3.11の恩を「タイ大洪水」で返そう、NGO「シャンティ」が全力支援

ロゴ

被害の広がりが懸念されるタイの大洪水で、日本の国際協力NGO「シャンティ国際ボランティア会(SVA)」が被災者支援に全力を挙げている。タイ国内のミャンマー人難民キャンプやバンコクのスラムでの活動で知られるこの団体は、東日本大震災(3.11)の被災地でも復興をサポートしているが、大震災でタイから受け取った「恩」をタイの大洪水で返そうと意気込む。

2011年7月下旬からの豪雨で引き起こされたタイの大洪水は、SVAがかねて支援する同国北部の「メラマルアン難民キャンプ」も直撃した。8月3日に、338戸の難民住居をはじめ、学校、食糧倉庫、SVAが運営するコミュニティ図書館などが浸水。橋も決壊した。

難民キャンプへの支援としてSVAはすぐさま、道路や橋の修繕、図書館の運営再開に向けた準備、被災した児童への文具提供などを開始し、現在も続けている。

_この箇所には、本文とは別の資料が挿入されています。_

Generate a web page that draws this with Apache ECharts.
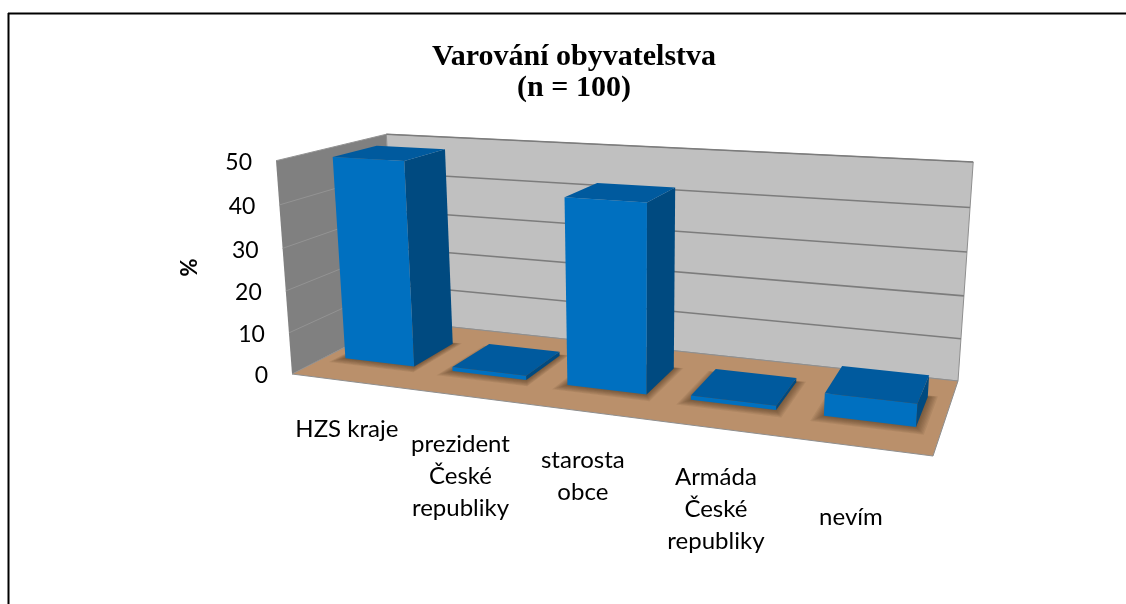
<!DOCTYPE html>
<html>
<head>
<meta charset="utf-8">
<title>Varování obyvatelstva</title>
<script src="https://cdn.jsdelivr.net/npm/echarts@6/dist/echarts.min.js"></script>
<style>
  html, body { margin: 0; padding: 0; background: #fff; }
  #chart { width: 1126px; height: 604px; }
</style>
</head>
<body>
<div id="chart"></div>
<script>
// data
const categories = ['HZS kraje', 'prezident\nČeské\nrepubliky', 'starosta\nobce', 'Armáda\nČeské\nrepubliky', 'nevím'];
const percents = [49, 1, 43, 1, 5];
const yTicks = [0, 10, 20, 30, 40, 50];

// label nudges, the chart has them placed a bit unevenly
const labelDx = [1, 1, 1, 2, -6];
const labelDy = [-1, 0, 0, 0, 22];

const FONT = 'Lato, "Open Sans", sans-serif';
const BLUE_FRONT = '#0070c0';
const BLUE_TOP = '#005a9e';
const BLUE_SIDE = '#004a80';

// bar footprint inside the floor (depth 0 = front, 1 = back wall)
const BAR_RATIO = 0.65;
const BAR_D0 = 0.31;
const BAR_D1 = 0.72;

// perspective of the box: floor corners and the wall height at the front left corner
const FL = [292, 374], FR = [933, 456], BR = [958, 381], BL = [396, 321];
const TOP_FL = [276, 161];
const VANISH = [638, 4986]; // where the vertical edges meet

const sx = FL[0] - FR[0] + BR[0] - BL[0], sy = FL[1] - FR[1] + BR[1] - BL[1];
const dx1 = FR[0] - BR[0], dx2 = BL[0] - BR[0], dy1 = FR[1] - BR[1], dy2 = BL[1] - BR[1];
const den = dx1 * dy2 - dx2 * dy1;
const g = (sx * dy2 - dx2 * sy) / den;
const h = (dx1 * sy - sx * dy1) / den;
const zs = (TOP_FL[0] - FL[0]) / (VANISH[0] - TOP_FL[0]);

// u = across the categories, d = depth, v = height, all 0..1
function project(u, d, v) {
  const x = FL[0] + (FR[0] - FL[0] + g * FR[0]) * u + (BL[0] - FL[0] + h * BL[0]) * d + zs * VANISH[0] * v;
  const y = FL[1] + (FR[1] - FL[1] + g * FR[1]) * u + (BL[1] - FL[1] + h * BL[1]) * d + zs * VANISH[1] * v;
  const w = 1 + g * u + h * d + zs * v;
  return [x / w, y / w];
}

// pixel from the axes -> normalised position inside the grid
const toU = (px, cs) => (px - cs.x) / cs.width;
const toV = (py, cs) => (cs.y + cs.height - py) / cs.height;

function poly(points, fill, extra) {
  return { type: 'polygon', shape: { points }, style: Object.assign({ fill }, extra || {}) };
}

function line(a, b, stroke, lineWidth) {
  return { type: 'line', shape: { x1: a[0], y1: a[1], x2: b[0], y2: b[1] }, style: { stroke, lineWidth } };
}

function renderWalls(params, api) {
  const cs = params.coordSys;
  const edge = { stroke: '#8f8f8f', lineWidth: 1 };
  const children = [
    poly([project(0, 0, 0), project(0, 1, 0), project(0, 1, 1), project(0, 0, 1)], '#808080'),
    poly([project(0, 1, 0), project(1, 1, 0), project(1, 1, 1), project(0, 1, 1)], '#c0c0c0', edge),
    poly([project(0, 0, 0), project(1, 0, 0), project(1, 1, 0), project(0, 1, 0)], '#ba906b', edge)
  ];
  yTicks.forEach((t) => {
    if (t === 0) return;
    const v = toV(api.coord([0, t])[1], cs);
    children.push(line(project(0, 0, v), project(0, 1, v), '#939393', 1));
    children.push(line(project(0, 1, v), project(1, 1, v), '#7c7c7c', 1.6));
  });
  return { type: 'group', children };
}

function barBox(params, api) {
  const cs = params.coordSys;
  const top = api.coord([api.value(0), api.value(1)]);
  const band = api.size([1, 0])[0];
  return {
    u0: toU(top[0] - band * BAR_RATIO / 2, cs),
    u1: toU(top[0] + band * BAR_RATIO / 2, cs),
    v: toV(top[1], cs)
  };
}

// soft floor shadow, stacked see-through layers falling towards the viewer
function renderShadow(params, api) {
  const b = barBox(params, api);
  const children = [];
  for (let k = 7; k >= 0; k--) {
    const u0 = b.u0 - k * 0.002, u1 = b.u1 + k * 0.002;
    const d0 = BAR_D0 - k * 0.012, d1 = BAR_D1 + k * 0.003;
    children.push(poly(
      [project(u0, d0, 0), project(u1, d0, 0), project(u1, d1, 0), project(u0, d1, 0)],
      'rgba(70,40,20,0.09)'
    ));
  }
  return { type: 'group', children };
}

function renderBar(params, api) {
  const b = barBox(params, api);
  const p = project;
  return {
    type: 'group',
    children: [
      poly([p(b.u0, BAR_D0, 0), p(b.u1, BAR_D0, 0), p(b.u1, BAR_D0, b.v), p(b.u0, BAR_D0, b.v)], BLUE_FRONT),
      poly([p(b.u1, BAR_D0, 0), p(b.u1, BAR_D1, 0), p(b.u1, BAR_D1, b.v), p(b.u1, BAR_D0, b.v)], BLUE_SIDE),
      poly([p(b.u0, BAR_D0, b.v), p(b.u1, BAR_D0, b.v), p(b.u1, BAR_D1, b.v), p(b.u0, BAR_D1, b.v)], BLUE_TOP)
    ]
  };
}

// y tick labels follow the slanted front edge of the left wall
function renderTick(params, api) {
  const cs = params.coordSys;
  const v = toV(api.coord([0, api.value(1)])[1], cs);
  const pos = project(0, 0, v);
  return {
    type: 'text',
    style: {
      text: String(api.value(1)), x: pos[0] - 24, y: pos[1] + 2,
      align: 'right', verticalAlign: 'middle',
      fontFamily: FONT, fontSize: 23, fill: '#000'
    }
  };
}

function renderCategory(params, api) {
  const cs = params.coordSys;
  const i = params.dataIndex;
  const pos = project(toU(api.coord([i, 0])[0], cs), 0, 0);
  return {
    type: 'text',
    style: {
      text: categories[i], x: pos[0] + labelDx[i], y: pos[1] + 33 + labelDy[i],
      align: 'center', verticalAlign: 'top', lineHeight: 32,
      fontFamily: FONT, fontSize: 24, fill: '#000'
    }
  };
}

const rows = percents.map((p, i) => [i, p]);

const chart = echarts.init(document.getElementById('chart'));
chart.setOption({
  animation: false,
  backgroundColor: '#fff',
  title: {
    text: 'Varování obyvatelstva\n(n = 100)',
    left: 569, top: 37,
    textAlign: 'center',
    textStyle: {
      fontFamily: '"Liberation Serif", serif', fontWeight: 'bold',
      fontSize: 30, lineHeight: 31, color: '#000'
    }
  },
  grid: { left: FL[0], top: TOP_FL[1], width: FR[0] - FL[0], height: FL[1] - TOP_FL[1] },
  xAxis: { type: 'category', data: categories, show: false },
  yAxis: {
    type: 'value', min: 0, max: 50, interval: 10,
    name: '%', nameLocation: 'middle', nameGap: 91, nameRotate: 90,
    nameTextStyle: { fontFamily: FONT, fontWeight: 'bold', fontSize: 22, color: '#000' },
    axisLine: { show: false }, axisTick: { show: false },
    axisLabel: { show: false }, splitLine: { show: false }
  },
  series: [
    { type: 'custom', name: 'walls', silent: true, data: [[0, 0]], renderItem: renderWalls },
    { type: 'custom', name: 'shadow', silent: true, data: rows, renderItem: renderShadow },
    { type: 'custom', name: '%', data: rows, renderItem: renderBar },
    { type: 'custom', name: 'ticks', silent: true, data: yTicks.map((t) => [0, t]), renderItem: renderTick },
    { type: 'custom', name: 'labels', silent: true, data: rows, renderItem: renderCategory }
  ],
  graphic: [
    // the frame only shows on the top and left sides
    { type: 'line', shape: { x1: 8, y1: 13.5, x2: 1126, y2: 13.5 }, style: { stroke: '#000', lineWidth: 2 } },
    { type: 'line', shape: { x1: 8.5, y1: 13, x2: 8.5, y2: 604 }, style: { stroke: '#000', lineWidth: 2 } }
  ]
});
</script>
</body>
</html>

タイの大洪水はその後、徐々に南下し、日系企業の工場が林立するアユタヤを通過。10月26日時点ではついに、バンコク中心部の王宮前広場も浸水した。バンコクとその近郊でもSVAは、タオルやインスタントラーメン、生理用品などを詰め込んだ緊急援助セットをトラックやボートを乗り継いで配布しており、今後は毛布や学用品も配っていく方針だ。

SVAでタイを担当する鈴木晶子さんは「孤立する村や、ミャンマーなどからの移民が多いスラムなど『弱者』を重点的に支援していきたい。(バンコク・クロントイ地区のスラムにある)SVAのバンコク事務所には近隣の住民が避難できるようすでに準備を整えた。100人ぐらいは収容できる」と言う。

タイやカンボジア、ラオス、アフガニスタンなどアジアの途上国で主に教育分野で活動するSVAだが、3.11後は、岩手県の陸前高田市や大船渡市などでも移動図書館活動「いわてを走る移動図書館プロジェクト」を展開。宮城県気仙沼市では養殖ワカメの復旧作業も手伝っている。

東北の復興支援で人員と資金が割かれるという現実があるなか、鈴木さんは「東北で忙しいからといって、タイ大洪水への支援を見送る、という考えはまったくなかった。ミャンマー国内の戦闘を逃れてタイの難民キャンプにようやくたどりついたのに、今度は洪水で家を失った難民たちがいる。気仙沼の被災者からは『なんで世界中から支援物資が送られてくるのかな』という言葉を聞いたが、いまがまさに、途上国から受け取ったこの“あたたかさ”を返すときだ」と話す。

東日本大震災、ソマリアの飢饉、タイの大洪水、トルコ東部の地震など、2011年は災害が多発している。“災害慣れ”が影響してか、タイ大洪水への活動資金は思うように集まらないという。必要額550万円(難民キャンプ250万円、バンコク300万円)のうち、募金で寄せられたのは250万円(難民キャンプ200万円、バンコク50万円)とまだまだ不十分。SVAは、企業や個人に寄付への協力を広く呼びかけている。

SVA以外のNGOでは、災害や紛争時の緊急人道支援を手がけるNGO「AMDA」が10月14日から、緊急医療支援チームをバンコクに派遣。緊急支援として海外からタイに入ったNGOでは一番乗りだったという。

このほか、国際協力機構(JICA)はこれまでに5500万円相当の緊急援助物資を供与。上水道や地下鉄、空港施設の洪水時の維持管理についてアドバイスをする国際緊急援助隊専門家チームも派遣している。

タイの大洪水は、10月25日までのタイ政府の発表によれば、死者366人、被災者約248万人。バンコクでは水が引くのに4~6週間はかかるとの見通しを示している。